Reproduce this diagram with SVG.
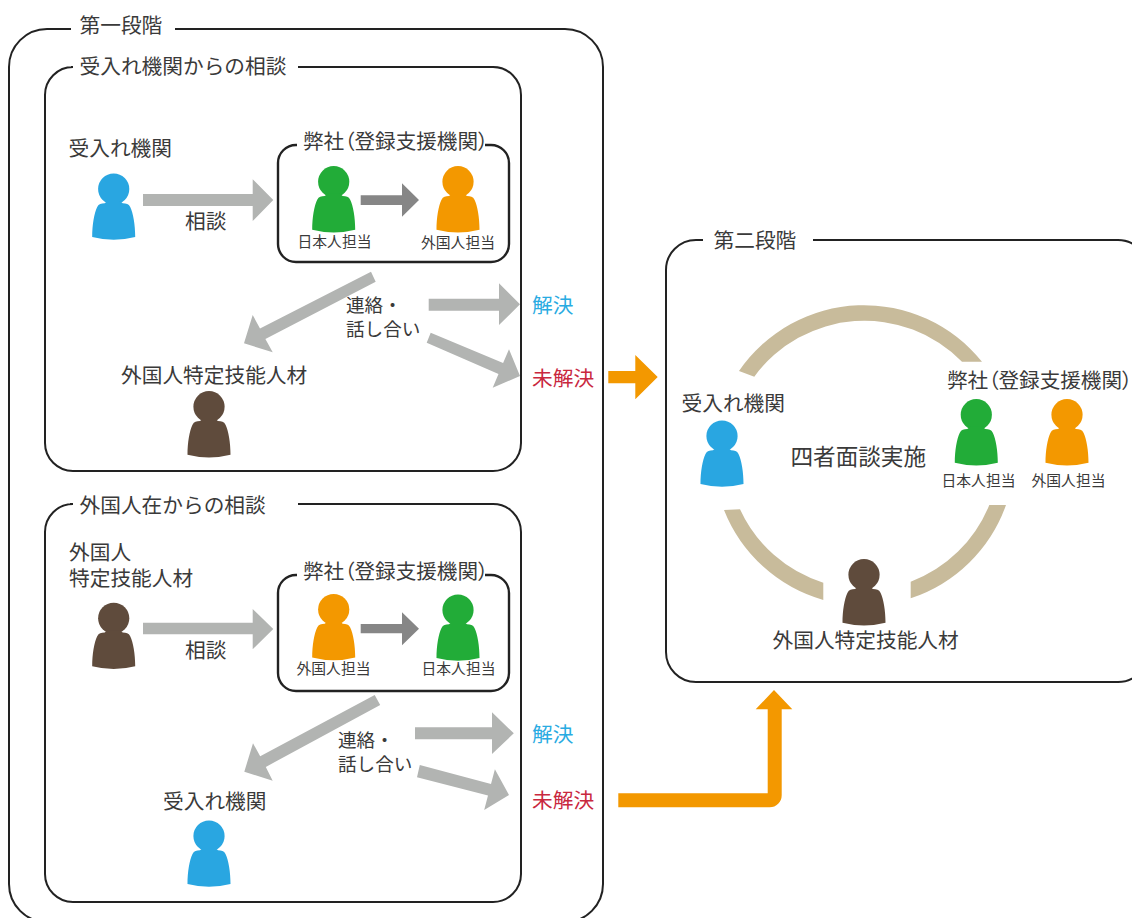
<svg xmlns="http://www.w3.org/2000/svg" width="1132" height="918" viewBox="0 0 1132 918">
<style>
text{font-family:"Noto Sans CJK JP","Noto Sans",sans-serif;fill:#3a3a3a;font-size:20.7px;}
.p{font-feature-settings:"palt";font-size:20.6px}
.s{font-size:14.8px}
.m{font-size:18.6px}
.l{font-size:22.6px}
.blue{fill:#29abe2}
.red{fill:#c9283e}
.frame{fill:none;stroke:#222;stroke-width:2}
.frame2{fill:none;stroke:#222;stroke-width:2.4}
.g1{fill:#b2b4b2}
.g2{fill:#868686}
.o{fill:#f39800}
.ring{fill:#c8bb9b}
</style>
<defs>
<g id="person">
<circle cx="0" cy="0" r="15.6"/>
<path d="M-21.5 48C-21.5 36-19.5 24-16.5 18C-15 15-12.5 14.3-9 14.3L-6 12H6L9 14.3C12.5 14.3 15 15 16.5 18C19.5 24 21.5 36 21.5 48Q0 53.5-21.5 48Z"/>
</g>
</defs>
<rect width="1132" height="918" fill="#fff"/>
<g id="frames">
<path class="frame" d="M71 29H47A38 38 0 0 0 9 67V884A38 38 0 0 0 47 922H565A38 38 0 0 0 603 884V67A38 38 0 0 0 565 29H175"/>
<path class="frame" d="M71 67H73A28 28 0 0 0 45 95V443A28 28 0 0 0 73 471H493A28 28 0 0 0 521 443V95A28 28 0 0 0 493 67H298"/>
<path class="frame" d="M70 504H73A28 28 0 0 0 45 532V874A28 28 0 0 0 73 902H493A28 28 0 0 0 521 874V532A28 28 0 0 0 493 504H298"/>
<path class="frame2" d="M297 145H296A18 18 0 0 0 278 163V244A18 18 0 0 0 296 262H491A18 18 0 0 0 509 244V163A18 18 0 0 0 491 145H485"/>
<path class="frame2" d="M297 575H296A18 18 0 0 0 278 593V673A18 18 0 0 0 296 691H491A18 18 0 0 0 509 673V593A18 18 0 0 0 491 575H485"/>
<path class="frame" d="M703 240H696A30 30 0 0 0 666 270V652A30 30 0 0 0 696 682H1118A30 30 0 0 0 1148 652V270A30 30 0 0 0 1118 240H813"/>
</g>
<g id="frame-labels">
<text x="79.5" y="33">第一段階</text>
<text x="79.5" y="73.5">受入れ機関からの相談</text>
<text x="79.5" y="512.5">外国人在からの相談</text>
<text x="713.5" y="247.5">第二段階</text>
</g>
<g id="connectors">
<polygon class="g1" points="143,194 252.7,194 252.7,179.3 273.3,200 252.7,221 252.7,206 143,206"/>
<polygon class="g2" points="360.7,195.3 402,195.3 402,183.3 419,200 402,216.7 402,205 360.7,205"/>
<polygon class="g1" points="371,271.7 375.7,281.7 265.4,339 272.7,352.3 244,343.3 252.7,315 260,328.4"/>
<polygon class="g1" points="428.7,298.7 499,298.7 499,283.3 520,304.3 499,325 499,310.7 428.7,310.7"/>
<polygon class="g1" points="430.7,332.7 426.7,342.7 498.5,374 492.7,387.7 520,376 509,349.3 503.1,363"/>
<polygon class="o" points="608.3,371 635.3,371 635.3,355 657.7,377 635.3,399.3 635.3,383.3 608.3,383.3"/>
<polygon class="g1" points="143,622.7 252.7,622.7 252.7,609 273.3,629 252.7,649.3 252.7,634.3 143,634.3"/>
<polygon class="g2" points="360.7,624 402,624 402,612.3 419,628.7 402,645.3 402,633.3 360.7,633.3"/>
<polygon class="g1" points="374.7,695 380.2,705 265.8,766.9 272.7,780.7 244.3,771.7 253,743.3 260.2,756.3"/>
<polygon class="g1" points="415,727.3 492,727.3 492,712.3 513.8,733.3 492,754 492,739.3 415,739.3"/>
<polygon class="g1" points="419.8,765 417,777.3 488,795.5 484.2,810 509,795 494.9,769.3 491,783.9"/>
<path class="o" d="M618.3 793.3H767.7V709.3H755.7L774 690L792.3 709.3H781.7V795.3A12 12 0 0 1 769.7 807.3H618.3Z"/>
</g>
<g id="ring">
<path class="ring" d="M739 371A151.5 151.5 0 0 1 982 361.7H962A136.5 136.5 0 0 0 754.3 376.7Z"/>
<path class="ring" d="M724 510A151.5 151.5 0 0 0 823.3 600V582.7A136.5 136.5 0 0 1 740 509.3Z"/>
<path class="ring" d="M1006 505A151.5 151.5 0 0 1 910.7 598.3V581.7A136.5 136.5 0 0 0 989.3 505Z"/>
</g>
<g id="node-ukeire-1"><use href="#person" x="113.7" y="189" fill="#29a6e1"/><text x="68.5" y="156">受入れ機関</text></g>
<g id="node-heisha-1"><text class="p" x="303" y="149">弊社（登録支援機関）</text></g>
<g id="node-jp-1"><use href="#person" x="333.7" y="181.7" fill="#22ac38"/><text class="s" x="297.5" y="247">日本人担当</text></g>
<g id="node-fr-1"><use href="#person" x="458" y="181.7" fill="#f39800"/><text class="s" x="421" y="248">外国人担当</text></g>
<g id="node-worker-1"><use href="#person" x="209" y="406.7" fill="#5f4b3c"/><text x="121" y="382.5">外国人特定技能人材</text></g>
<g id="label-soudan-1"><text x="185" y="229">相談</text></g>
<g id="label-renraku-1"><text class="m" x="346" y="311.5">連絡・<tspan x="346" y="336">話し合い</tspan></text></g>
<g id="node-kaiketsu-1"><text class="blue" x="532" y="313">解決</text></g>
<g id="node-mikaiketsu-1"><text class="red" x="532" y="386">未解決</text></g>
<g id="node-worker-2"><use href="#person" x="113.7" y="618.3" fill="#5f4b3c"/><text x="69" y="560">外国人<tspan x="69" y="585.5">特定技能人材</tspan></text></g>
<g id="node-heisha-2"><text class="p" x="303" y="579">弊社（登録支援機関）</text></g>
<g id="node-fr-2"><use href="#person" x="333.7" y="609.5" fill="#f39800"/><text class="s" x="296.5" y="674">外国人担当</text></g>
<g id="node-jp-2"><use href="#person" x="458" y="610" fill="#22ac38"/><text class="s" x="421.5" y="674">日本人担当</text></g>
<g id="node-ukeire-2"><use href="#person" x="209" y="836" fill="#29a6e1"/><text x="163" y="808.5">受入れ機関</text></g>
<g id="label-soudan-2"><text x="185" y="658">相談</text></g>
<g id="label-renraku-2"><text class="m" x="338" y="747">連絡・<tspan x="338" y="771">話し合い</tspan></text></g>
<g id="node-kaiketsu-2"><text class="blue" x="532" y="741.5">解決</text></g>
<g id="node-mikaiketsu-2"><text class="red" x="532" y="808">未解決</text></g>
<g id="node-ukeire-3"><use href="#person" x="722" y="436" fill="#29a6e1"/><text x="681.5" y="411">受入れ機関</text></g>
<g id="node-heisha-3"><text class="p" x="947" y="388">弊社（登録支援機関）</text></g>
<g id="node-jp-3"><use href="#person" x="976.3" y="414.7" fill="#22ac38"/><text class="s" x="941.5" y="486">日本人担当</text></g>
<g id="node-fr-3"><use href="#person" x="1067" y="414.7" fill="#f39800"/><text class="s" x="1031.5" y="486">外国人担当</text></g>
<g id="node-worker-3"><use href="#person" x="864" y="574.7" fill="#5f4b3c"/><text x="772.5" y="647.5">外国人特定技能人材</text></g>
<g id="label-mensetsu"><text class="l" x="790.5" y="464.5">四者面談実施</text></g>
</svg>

## Exercise
Every line above should be returned word for word, with the pictures left behind.

## Correct answer
Reproduce this diagram with SVG.
<svg xmlns="http://www.w3.org/2000/svg" width="1132" height="918" viewBox="0 0 1132 918">
<style>
text{font-family:"Noto Sans CJK JP","Noto Sans",sans-serif;fill:#3a3a3a;font-size:20.7px;}
.p{font-feature-settings:"palt";font-size:20.6px}
.s{font-size:14.8px}
.m{font-size:18.6px}
.l{font-size:22.6px}
.blue{fill:#29abe2}
.red{fill:#c9283e}
.frame{fill:none;stroke:#222;stroke-width:2}
.frame2{fill:none;stroke:#222;stroke-width:2.4}
.g1{fill:#b2b4b2}
.g2{fill:#868686}
.o{fill:#f39800}
.ring{fill:#c8bb9b}
</style>
<defs>
<g id="person">
<circle cx="0" cy="0" r="15.6"/>
<path d="M-21.5 48C-21.5 36-19.5 24-16.5 18C-15 15-12.5 14.3-9 14.3L-6 12H6L9 14.3C12.5 14.3 15 15 16.5 18C19.5 24 21.5 36 21.5 48Q0 53.5-21.5 48Z"/>
</g>
</defs>
<rect width="1132" height="918" fill="#fff"/>
<g id="frames">
<path class="frame" d="M71 29H47A38 38 0 0 0 9 67V884A38 38 0 0 0 47 922H565A38 38 0 0 0 603 884V67A38 38 0 0 0 565 29H175"/>
<path class="frame" d="M71 67H73A28 28 0 0 0 45 95V443A28 28 0 0 0 73 471H493A28 28 0 0 0 521 443V95A28 28 0 0 0 493 67H298"/>
<path class="frame" d="M70 504H73A28 28 0 0 0 45 532V874A28 28 0 0 0 73 902H493A28 28 0 0 0 521 874V532A28 28 0 0 0 493 504H298"/>
<path class="frame2" d="M297 145H296A18 18 0 0 0 278 163V244A18 18 0 0 0 296 262H491A18 18 0 0 0 509 244V163A18 18 0 0 0 491 145H485"/>
<path class="frame2" d="M297 575H296A18 18 0 0 0 278 593V673A18 18 0 0 0 296 691H491A18 18 0 0 0 509 673V593A18 18 0 0 0 491 575H485"/>
<path class="frame" d="M703 240H696A30 30 0 0 0 666 270V652A30 30 0 0 0 696 682H1118A30 30 0 0 0 1148 652V270A30 30 0 0 0 1118 240H813"/>
</g>
<g id="frame-labels">
<text x="79.5" y="33">第一段階</text>
<text x="79.5" y="73.5">受入れ機関からの相談</text>
<text x="79.5" y="512.5">外国人在からの相談</text>
<text x="713.5" y="247.5">第二段階</text>
</g>
<g id="connectors">
<polygon class="g1" points="143,194 252.7,194 252.7,179.3 273.3,200 252.7,221 252.7,206 143,206"/>
<polygon class="g2" points="360.7,195.3 402,195.3 402,183.3 419,200 402,216.7 402,205 360.7,205"/>
<polygon class="g1" points="371,271.7 375.7,281.7 265.4,339 272.7,352.3 244,343.3 252.7,315 260,328.4"/>
<polygon class="g1" points="428.7,298.7 499,298.7 499,283.3 520,304.3 499,325 499,310.7 428.7,310.7"/>
<polygon class="g1" points="430.7,332.7 426.7,342.7 498.5,374 492.7,387.7 520,376 509,349.3 503.1,363"/>
<polygon class="o" points="608.3,371 635.3,371 635.3,355 657.7,377 635.3,399.3 635.3,383.3 608.3,383.3"/>
<polygon class="g1" points="143,622.7 252.7,622.7 252.7,609 273.3,629 252.7,649.3 252.7,634.3 143,634.3"/>
<polygon class="g2" points="360.7,624 402,624 402,612.3 419,628.7 402,645.3 402,633.3 360.7,633.3"/>
<polygon class="g1" points="374.7,695 380.2,705 265.8,766.9 272.7,780.7 244.3,771.7 253,743.3 260.2,756.3"/>
<polygon class="g1" points="415,727.3 492,727.3 492,712.3 513.8,733.3 492,754 492,739.3 415,739.3"/>
<polygon class="g1" points="419.8,765 417,777.3 488,795.5 484.2,810 509,795 494.9,769.3 491,783.9"/>
<path class="o" d="M618.3 793.3H767.7V709.3H755.7L774 690L792.3 709.3H781.7V795.3A12 12 0 0 1 769.7 807.3H618.3Z"/>
</g>
<g id="ring">
<path class="ring" d="M739 371A151.5 151.5 0 0 1 982 361.7H962A136.5 136.5 0 0 0 754.3 376.7Z"/>
<path class="ring" d="M724 510A151.5 151.5 0 0 0 823.3 600V582.7A136.5 136.5 0 0 1 740 509.3Z"/>
<path class="ring" d="M1006 505A151.5 151.5 0 0 1 910.7 598.3V581.7A136.5 136.5 0 0 0 989.3 505Z"/>
</g>
<g id="node-ukeire-1"><use href="#person" x="113.7" y="189" fill="#29a6e1"/><text x="68.5" y="156">受入れ機関</text></g>
<g id="node-heisha-1"><text class="p" x="303" y="149">弊社（登録支援機関）</text></g>
<g id="node-jp-1"><use href="#person" x="333.7" y="181.7" fill="#22ac38"/><text class="s" x="297.5" y="247">日本人担当</text></g>
<g id="node-fr-1"><use href="#person" x="458" y="181.7" fill="#f39800"/><text class="s" x="421" y="248">外国人担当</text></g>
<g id="node-worker-1"><use href="#person" x="209" y="406.7" fill="#5f4b3c"/><text x="121" y="382.5">外国人特定技能人材</text></g>
<g id="label-soudan-1"><text x="185" y="229">相談</text></g>
<g id="label-renraku-1"><text class="m" x="346" y="311.5">連絡・<tspan x="346" y="336">話し合い</tspan></text></g>
<g id="node-kaiketsu-1"><text class="blue" x="532" y="313">解決</text></g>
<g id="node-mikaiketsu-1"><text class="red" x="532" y="386">未解決</text></g>
<g id="node-worker-2"><use href="#person" x="113.7" y="618.3" fill="#5f4b3c"/><text x="69" y="560">外国人<tspan x="69" y="585.5">特定技能人材</tspan></text></g>
<g id="node-heisha-2"><text class="p" x="303" y="579">弊社（登録支援機関）</text></g>
<g id="node-fr-2"><use href="#person" x="333.7" y="609.5" fill="#f39800"/><text class="s" x="296.5" y="674">外国人担当</text></g>
<g id="node-jp-2"><use href="#person" x="458" y="610" fill="#22ac38"/><text class="s" x="421.5" y="674">日本人担当</text></g>
<g id="node-ukeire-2"><use href="#person" x="209" y="836" fill="#29a6e1"/><text x="163" y="808.5">受入れ機関</text></g>
<g id="label-soudan-2"><text x="185" y="658">相談</text></g>
<g id="label-renraku-2"><text class="m" x="338" y="747">連絡・<tspan x="338" y="771">話し合い</tspan></text></g>
<g id="node-kaiketsu-2"><text class="blue" x="532" y="741.5">解決</text></g>
<g id="node-mikaiketsu-2"><text class="red" x="532" y="808">未解決</text></g>
<g id="node-ukeire-3"><use href="#person" x="722" y="436" fill="#29a6e1"/><text x="681.5" y="411">受入れ機関</text></g>
<g id="node-heisha-3"><text class="p" x="947" y="388">弊社（登録支援機関）</text></g>
<g id="node-jp-3"><use href="#person" x="976.3" y="414.7" fill="#22ac38"/><text class="s" x="941.5" y="486">日本人担当</text></g>
<g id="node-fr-3"><use href="#person" x="1067" y="414.7" fill="#f39800"/><text class="s" x="1031.5" y="486">外国人担当</text></g>
<g id="node-worker-3"><use href="#person" x="864" y="574.7" fill="#5f4b3c"/><text x="772.5" y="647.5">外国人特定技能人材</text></g>
<g id="label-mensetsu"><text class="l" x="790.5" y="464.5">四者面談実施</text></g>
</svg>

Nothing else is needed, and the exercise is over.